Fibonacé

Why I am building Fibonacé.

A note on discipline, grooming, spirit and the man modern life buried.

I am not building Fibonacé because the world needs another grooming brand. It does not. I am building Fibonacé because I believe men need a path back to themselves.

A path that begins quietly. In the morning. In the mirror. In the body. In the word a man keeps when no one is watching.

I started with a question I could not ignore.

What happens to a man when he has ambition, but no inner order?

What happens when he wants success, but cannot command his attention?

When he wants respect, but neglects his body?

When he wants love, but lives from appetite?

When he wants peace, but has no spiritual anchor?

Many men are not failing because they lack potential. They are failing because their lives have no structure strong enough to hold that potential.

The mirror is not shallow when it tells the truth.

Grooming became important because it is one of the first places a man reveals his relationship with himself.

Not because skin is everything. But because neglect speaks.

The way a man treats his face, body, scent, hair and posture says something about the standard he carries inside.

Fibonacé treats grooming as the visible beginning of self-respect.

A man can go far alone.

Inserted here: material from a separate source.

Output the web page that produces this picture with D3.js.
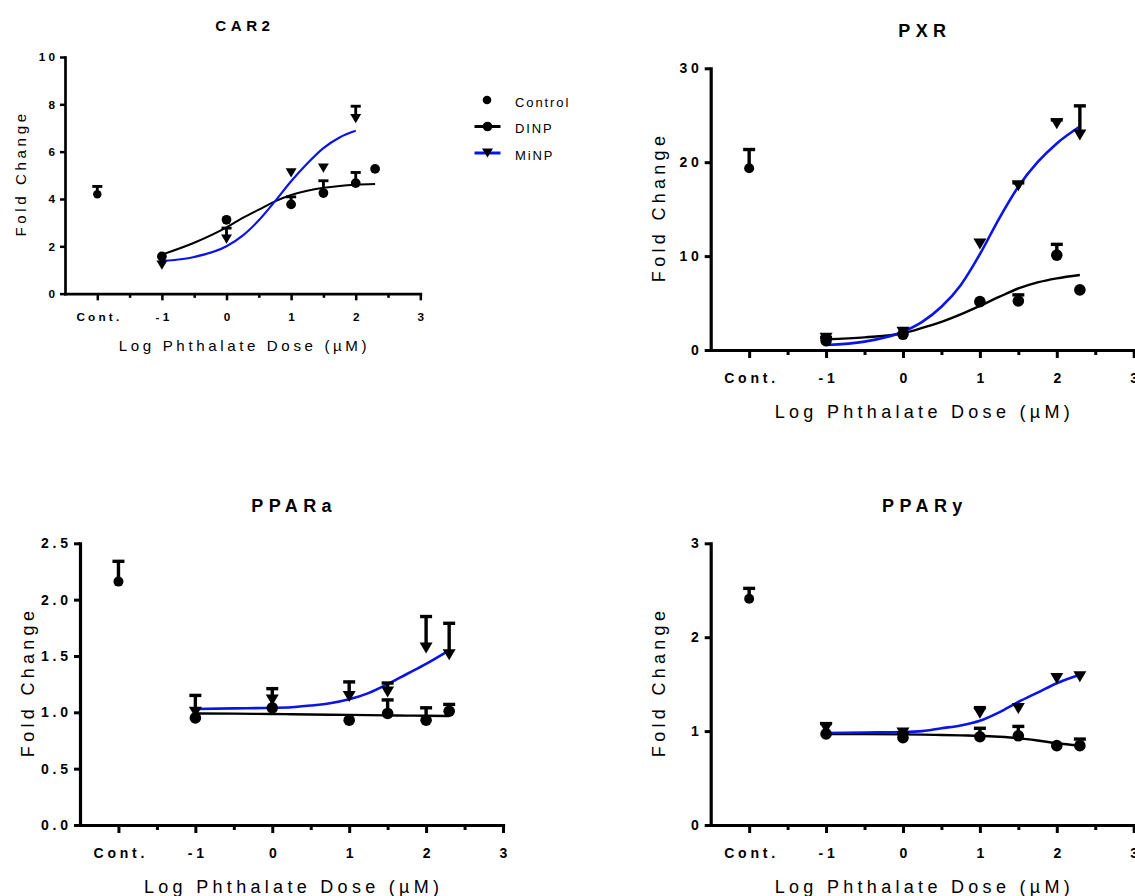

But he cannot become whole alone.

Modern men are surrounded by people, but few are truly held.

They have conversations, but not confession.

They have networks, but not brotherhood.

They have friends, but not a circle that protects their standard.

Brotherhood sits at the heart of Fibonacé. Not as an add-on. As structure.

India has always understood the body, the spirit and the discipline.

Fibonacé is Indian-born, but globally designed.

Ritual. Breath. Silence. Fire. The body as temple. The inner life as reality.

Indian in root. Global in taste. Sacred in spirit. Modern in execution.

This is only the first circle.

A house of masculine self-mastery.

A grooming system. A brotherhood. A line of ritual objects.

Retreats. City circles. A grooming house. A philosophy men can live by.

Not products for men to consume. A world for men to return to.

The man is still there.

Beneath the noise. Beneath the comfort. Beneath the appetite. Beneath the life he performs for others. There is a man who still knows the truth. Fibonacé exists to call him back. That man is HIM.